Las revelaciones de estos dones me asombran. Mi frenético doble y triple control de mi papeleo: un don para la administración; mi horneado compulsivo cada vez que alguien viene: un don para la hospitalidad; mi continua necesidad de pedir a la gente que se repita para poder entender lo que dijo, cultivada a lo largo de toda mi vida con una discapacidad auditiva: un don para escuchar.

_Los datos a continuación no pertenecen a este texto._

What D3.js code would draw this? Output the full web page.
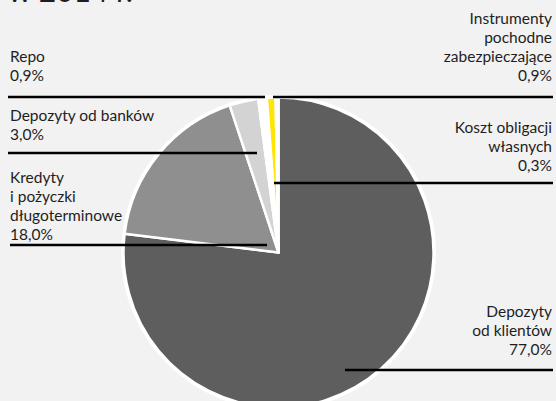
<!DOCTYPE html>
<meta charset="utf-8">
<head>
    <title>Struktura finansowania</title>
    <style>
        body { margin: 0; background: #f2f2f2; }
        text { font-family: Lato, "Noto Sans", sans-serif; fill: #1e1e1e; }
    </style>
</head>
<body>
<div id="chart"></div>
<script src="https://d3js.org/d3.v7.min.js"></script>
<script>

    // data - funding structure (% share)
    var categories = ["Depozyty od klientów", "Kredyty i pożyczki długoterminowe", "Depozyty od banków",
                      "Repo", "Instrumenty pochodne zabezpieczające", "Koszt obligacji własnych"];
    var shares = [77.0, 18.0, 3.0, 0.9, 0.9, 0.3];
    var shareLabels = ["77,0%", "18,0%", "3,0%", "0,9%", "0,9%", "0,3%"];
    var labelLines = [
        ["Depozyty", "od klientów"],
        ["Kredyty", "i pożyczki", "długoterminowe"],
        ["Depozyty od banków"],
        ["Repo"],
        ["Instrumenty", "pochodne", "zabezpieczające"],
        ["Koszt obligacji", "własnych"]
    ];
    var sliceColors = ["#5e5e5e", "#8f8f8f", "#d3d3d3", "#ffffff", "#ffe500", "#fafafa"];

    // label placement (text anchor point, leader line)
    var layout = [
        {tx: 552, ty: 317, anchor: "end",   x1: 345, x2: 553, ly: 370},
        {tx: 10,  ty: 183, anchor: "start", x1: 10,  x2: 267, ly: 245},
        {tx: 10,  ty: 121, anchor: "start", x1: 8,   x2: 257, ly: 153},
        {tx: 10,  ty: 62,  anchor: "start", x1: 8,   x2: 265, ly: 97},
        {tx: 552, ty: 24,  anchor: "end",   x1: 273, x2: 553, ly: 97},
        {tx: 552, ty: 133, anchor: "end",   x1: 274, x2: 553, ly: 183}
    ];

    var width = 556, height = 401;
    var cx = 278.5, cy = 252.5, radius = 155;
    var lineHeight = 19;

    var svg = d3.select("#chart")
        .append("svg")
        .attr("width", width)
        .attr("height", height);

    svg.append("rect")
        .attr("width", width)
        .attr("height", height)
        .style("fill", "#f2f2f2");

    // title (only its lower edge shows at the top of the picture)
    svg.append("text")
        .attr("x", 8)
        .attr("y", 2)
        .style("font-size", "30px")
        .text("w 2014 r.");

    var pie = d3.pie()
        .sort(null)
        .value(function(d) { return d; });

    var arc = d3.arc()
        .innerRadius(0)
        .outerRadius(radius);

    var g = svg.append("g")
        .attr("transform", "translate(" + cx + "," + cy + ")");

    // white outer ring
    g.append("circle")
        .attr("r", radius + 2.5)
        .style("fill", "#ffffff");

    g.selectAll("path")
        .data(pie(shares))
        .enter()
        .append("path")
        .attr("d", arc)
        .style("fill", function(d, i) { return sliceColors[i]; })
        .style("stroke", "#ffffff")
        .style("stroke-width", 2.5)
        .style("stroke-linejoin", "round");

    // leader lines
    svg.selectAll(".leader")
        .data(layout)
        .enter()
        .append("line")
        .attr("class", "leader")
        .attr("x1", function(d) { return d.x1; })
        .attr("x2", function(d) { return d.x2; })
        .attr("y1", function(d) { return d.ly; })
        .attr("y2", function(d) { return d.ly; })
        .style("stroke", "#000")
        .style("stroke-width", 2.5);

    // labels
    categories.forEach(function(c, i) {
        var l = layout[i];
        var rows = labelLines[i].concat([shareLabels[i]]);
        var t = svg.append("text")
            .attr("text-anchor", l.anchor)
            .style("font-size", "15.5px");
        rows.forEach(function(r, j) {
            t.append("tspan")
                .attr("x", l.tx)
                .attr("y", l.ty + j * lineHeight)
                .text(r);
        });
    });

</script>
</body>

L’Arche me da un espacio para transformar lo que considero un don o una discapacidad. Esta cultura en la que vivimos valora la capacidad: la productividad, la competencia, la calificación del rendimiento, los ingresos, la voluntad de ignorar las limitaciones humanas. En comunidad con personas que nunca cumplirán ese tipo de expectativas, L’Arche me ofrece la opción de salirme también. En el momento en que lo hago, lo que considero valioso cambia. Los dones antes ignorados se vuelven brillantemente evidentes, y valoramos lo que nos atrae a una unión sincera, en lugar de lo que nos hace avanzar individualmente. Podría ser una obra de arte a todo color de la Natividad, o de un jugador de los Atlanta Falcons; canciones cantadas desde el corazón; charla basura en la cancha de baloncesto; o una conversación íntima que saca a la luz las preguntas más vulnerables de nuestras mentes. Mi percepción de mis propias discapacidades cambia: la reticencia a pedir ayuda, el juicio y la obstinada independencia me impiden la vida en comunidad. Mientras tanto, la aceptación incondicional, el cuidado y la apertura de cada miembro central permiten a todos vivir como son en esta comunidad.

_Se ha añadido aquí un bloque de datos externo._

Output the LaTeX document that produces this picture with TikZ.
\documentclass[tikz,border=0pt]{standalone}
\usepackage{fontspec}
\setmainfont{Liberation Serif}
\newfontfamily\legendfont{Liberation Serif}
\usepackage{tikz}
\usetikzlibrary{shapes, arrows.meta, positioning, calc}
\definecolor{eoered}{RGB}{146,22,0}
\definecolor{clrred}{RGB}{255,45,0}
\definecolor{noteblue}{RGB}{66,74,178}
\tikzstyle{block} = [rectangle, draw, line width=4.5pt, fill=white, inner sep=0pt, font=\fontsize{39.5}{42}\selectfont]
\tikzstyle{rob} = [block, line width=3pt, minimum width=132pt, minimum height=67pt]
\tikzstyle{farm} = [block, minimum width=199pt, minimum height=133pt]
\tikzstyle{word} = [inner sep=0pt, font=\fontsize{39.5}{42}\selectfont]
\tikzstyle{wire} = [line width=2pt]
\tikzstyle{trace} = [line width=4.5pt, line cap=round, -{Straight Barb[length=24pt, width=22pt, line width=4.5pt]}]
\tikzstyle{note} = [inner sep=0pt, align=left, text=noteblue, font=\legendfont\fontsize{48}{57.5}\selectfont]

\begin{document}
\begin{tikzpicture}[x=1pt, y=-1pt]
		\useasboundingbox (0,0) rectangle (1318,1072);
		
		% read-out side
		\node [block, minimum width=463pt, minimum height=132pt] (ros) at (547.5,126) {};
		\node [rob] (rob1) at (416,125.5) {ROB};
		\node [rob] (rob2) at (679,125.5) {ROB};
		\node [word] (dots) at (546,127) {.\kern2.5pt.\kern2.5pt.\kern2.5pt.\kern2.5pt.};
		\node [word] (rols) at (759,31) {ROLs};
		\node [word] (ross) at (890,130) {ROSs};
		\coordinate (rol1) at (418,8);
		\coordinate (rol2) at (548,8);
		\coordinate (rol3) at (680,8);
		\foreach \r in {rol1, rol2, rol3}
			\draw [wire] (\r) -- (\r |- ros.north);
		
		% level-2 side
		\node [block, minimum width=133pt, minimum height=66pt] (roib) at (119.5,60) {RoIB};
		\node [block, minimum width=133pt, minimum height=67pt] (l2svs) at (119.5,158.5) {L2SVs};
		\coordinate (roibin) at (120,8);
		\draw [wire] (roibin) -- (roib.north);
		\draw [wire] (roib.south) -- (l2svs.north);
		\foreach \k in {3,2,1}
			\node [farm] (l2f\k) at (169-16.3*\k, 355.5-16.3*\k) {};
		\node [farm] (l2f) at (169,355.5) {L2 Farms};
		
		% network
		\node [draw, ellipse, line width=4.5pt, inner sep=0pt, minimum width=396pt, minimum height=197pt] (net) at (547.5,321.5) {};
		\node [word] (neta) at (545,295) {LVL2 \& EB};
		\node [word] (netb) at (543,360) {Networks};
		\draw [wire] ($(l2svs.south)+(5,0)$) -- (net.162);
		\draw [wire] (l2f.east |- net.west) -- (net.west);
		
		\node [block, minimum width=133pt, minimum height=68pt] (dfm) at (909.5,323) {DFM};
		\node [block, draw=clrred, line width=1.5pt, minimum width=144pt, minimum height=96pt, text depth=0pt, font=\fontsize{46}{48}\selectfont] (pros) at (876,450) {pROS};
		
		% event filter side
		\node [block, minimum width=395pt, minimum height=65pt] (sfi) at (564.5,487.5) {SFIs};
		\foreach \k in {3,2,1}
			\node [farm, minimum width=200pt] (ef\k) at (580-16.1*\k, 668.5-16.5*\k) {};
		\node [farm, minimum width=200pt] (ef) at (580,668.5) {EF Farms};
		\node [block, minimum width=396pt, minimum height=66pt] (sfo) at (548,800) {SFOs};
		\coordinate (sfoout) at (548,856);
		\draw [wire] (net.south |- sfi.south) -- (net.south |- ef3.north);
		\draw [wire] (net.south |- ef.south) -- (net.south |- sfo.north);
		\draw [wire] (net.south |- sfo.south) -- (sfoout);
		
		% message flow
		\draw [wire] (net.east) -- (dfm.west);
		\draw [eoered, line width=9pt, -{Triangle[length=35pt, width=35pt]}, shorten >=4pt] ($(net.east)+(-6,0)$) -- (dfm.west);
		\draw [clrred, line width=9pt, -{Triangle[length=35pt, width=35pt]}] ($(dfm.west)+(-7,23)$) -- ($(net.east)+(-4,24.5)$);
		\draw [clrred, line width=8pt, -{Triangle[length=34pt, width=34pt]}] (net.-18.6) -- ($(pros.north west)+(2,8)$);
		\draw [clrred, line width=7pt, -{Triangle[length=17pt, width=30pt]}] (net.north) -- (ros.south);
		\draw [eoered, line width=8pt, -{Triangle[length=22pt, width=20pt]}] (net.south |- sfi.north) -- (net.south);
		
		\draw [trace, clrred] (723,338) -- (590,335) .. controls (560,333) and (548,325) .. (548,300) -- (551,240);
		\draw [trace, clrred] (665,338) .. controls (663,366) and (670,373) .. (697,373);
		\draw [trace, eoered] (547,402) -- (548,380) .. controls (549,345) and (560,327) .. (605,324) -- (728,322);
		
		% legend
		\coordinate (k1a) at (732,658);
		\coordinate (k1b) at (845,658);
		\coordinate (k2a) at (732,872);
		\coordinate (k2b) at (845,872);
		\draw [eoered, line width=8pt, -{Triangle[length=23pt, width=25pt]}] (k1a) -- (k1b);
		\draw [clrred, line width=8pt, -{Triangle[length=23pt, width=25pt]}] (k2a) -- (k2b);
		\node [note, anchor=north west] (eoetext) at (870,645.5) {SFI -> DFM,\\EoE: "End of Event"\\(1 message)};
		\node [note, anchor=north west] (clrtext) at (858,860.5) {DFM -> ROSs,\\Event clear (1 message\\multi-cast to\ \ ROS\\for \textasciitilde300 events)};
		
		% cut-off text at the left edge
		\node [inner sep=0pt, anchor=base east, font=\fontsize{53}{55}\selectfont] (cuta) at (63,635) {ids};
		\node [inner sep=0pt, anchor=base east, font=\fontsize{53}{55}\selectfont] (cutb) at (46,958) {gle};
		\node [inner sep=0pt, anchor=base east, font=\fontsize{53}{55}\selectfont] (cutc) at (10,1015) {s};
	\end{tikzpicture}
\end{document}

Soy alguien que se identifica fuera del binario de género femenino/masculino, y que utiliza pronombres no genéricos en consecuencia (ze/zir o they/them, en lugar de he/him y she/her). El hecho de que sea queer fue reconocido abiertamente desde el primer correo electrónico que recibí de L’Arche, y cada persona lo ha acogido como un regalo, la primera vez que alguien lo ha hecho. Cada miembro central ha aceptado mi identidad sin preguntas ni dificultades. Rara vez he experimentado este tipo de aceptación radical. Me siento increíblemente seguro/a e increíblemente vulnerable. Mientras cocino, limpio o conduzco, las personas a las que supuestamente sirvo me ofrecen el regalo del respeto y el reconocimiento de toda mi identidad, de maneras que el mundo exterior a menudo no logra hacer. Anhelo la facilidad que nuestros miembros centrales me han mostrado, para poder compartirla con los demás.
Me cuesta contar esto, sabiendo que estoy narrando solo un lado de la relación; no puedo hablar por los miembros centrales de L’Arche, pero tampoco ellos hablarían como yo en este medio. Solo los conocerías visitándolos, hablando, tomándote tu tiempo y pasando tiempo con ellos. Solo puedo decir: Ven y mira.

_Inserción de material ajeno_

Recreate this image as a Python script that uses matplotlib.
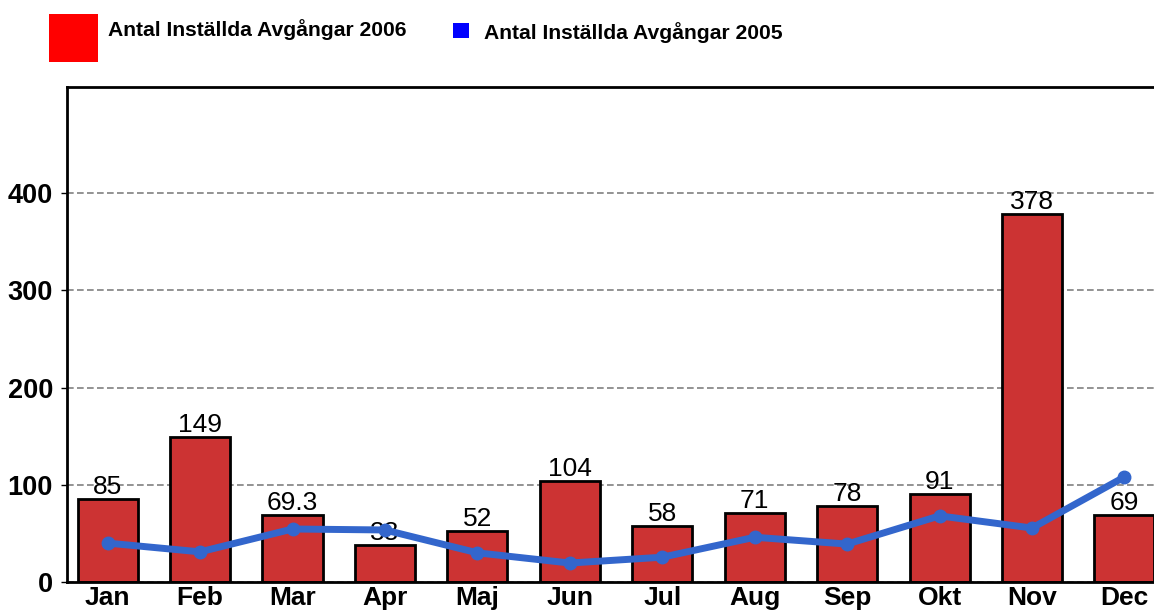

Mi vida como joven Quaker, creciendo en los Meetings de Chicago, estuvo impregnada de una sensación de amor que me rodeaba mientras me asentaba en el silencio. En L’Arche puedo asentarme en esa misma sensación, incluso cuando el lenguaje del silencio cambia. Nuestras oraciones son ruidosas, o desordenadas, o implican bailar, o hay una vela que se pasa, o se lanza pintura sobre el papel, o son un abrazo torpe en medio de un pasillo. Pero el amor permanece.